Bottling company loses labor dispute after U.S. high court detour

By Lawrence Hurley

WASHINGTON (Reuters) - The soft drink bottling company that succeeded in reining in U.S. presidential powers by challenging the way President Barack Obama appointed National Labor Relations Board members has lost the underlying dispute that prompted that Supreme Court battle.

A federal appeals court on Tuesday ruled that there was "no merit" to Noel Canning Co's latest appeal of a 2012 NLRB finding that the Yakima, Washington-based company had violated labor law by failing to comply with a collective bargaining agreement.

Noel Canning objected to the board's decision, arguing that some members of the NLRB panel that handled the matter were so-called recess appointees improperly named to the board by Obama without U.S. Senate approval.

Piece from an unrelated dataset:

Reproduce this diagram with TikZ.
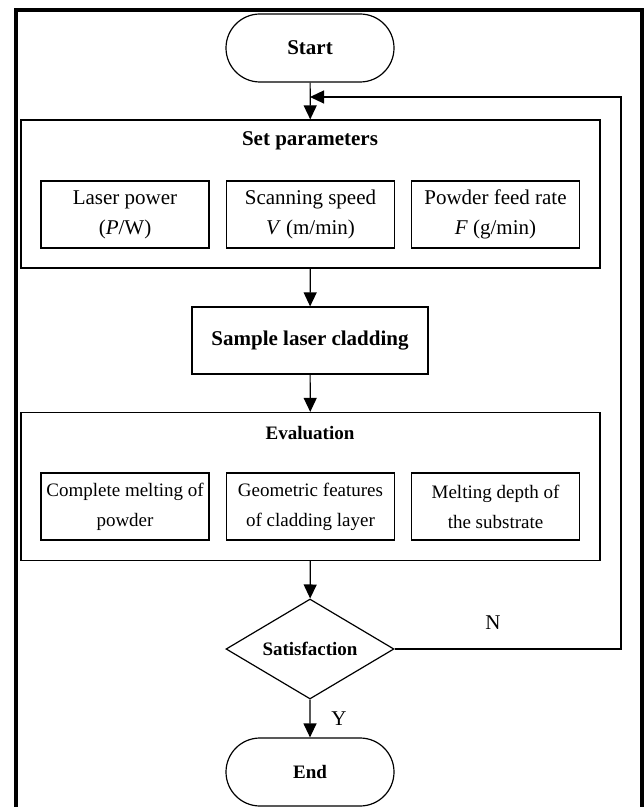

Obama used his recess appointment power - appointing executive branch officials when senators are on recess to posts that ordinarily require Senate confirmation - to name three members to the five-member NLRB in January 2012.

Noel Canning took its case to the Supreme Court, which in 2014 ruled that Obama's appointments were unlawful because he had circumvented the Senate by naming the board members when the legislative chamber was not formally adjourned.

The company's case was then heard in 2014 by a newly constituted NRLB panel, which reached the same conclusion as the original panel. That decision was upheld on Tuesday by a three-judge panel of the U.S. Court of Appeals for the District of Columbia Circuit.